To go to the settings, click the “Edit the settings” arrow.
To connect to the data destination, the necessary information is added in the Data destination section:
The “Entity” tab is selected.
The “CustomersData” entity is selected from the drop-down menu.
To disallow multiple simultaneous runs of the ETL pipeline, the toggle button is left enabled for “skip execution while in progress”. Enabling this toggle button defines that the execution of this ETL pipeline will be skipped when there is one already in progress.
The default selection for ETL pipeline execution is “Immediate”.
To align the source fields with destination fields, the settings for the reader and writer format are defined in the “Data Format” tab. The “Reader” tab is selected by default.
To update the settings for how the data should be read:
The reader stream should be “CSV Stream.”
To add the reader details, click on the “Edit the settings” arrow.
To add details necessary to read the records, the settings in this section “AWSS3 CSV format details:” are defined as follows:
In the field “File path or File URL or Folder path or Folder URL” the S3 URI is copied for the file.
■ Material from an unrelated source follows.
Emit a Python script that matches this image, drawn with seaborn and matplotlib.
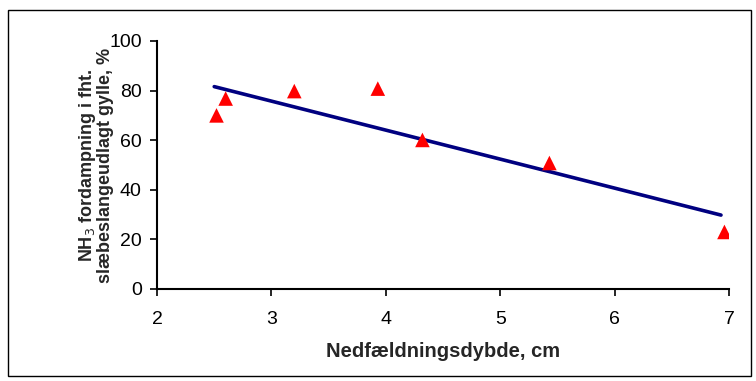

The “File name” is left blank as it is included in the S3 URI.
The “CharacterSet” is selected as “Unicode(UTF-8)”.
The “Language” is selected as “English”.
The “Start reading CSV from line” is defined as “1”.
The “separator” is selected as “Comma”.
In the “Sample data”, the column names of the source file are pasted: “Customer_ID,Name,Age”.
When the Sample data is saved, source fields are displayed.
The column names are copied to Source Fields by clicking “Copy to Source Fields”.
Click on "Accept & Collapse" to save the information.
For this example, the source fields are added as per the image below.
The “Writer” mode is “Append”.
In the Field Mapping section, all the “Mapped Fields” are added and aligned.
When the ETL pipeline is executed (after Save and Publish), the records will be added to the destination.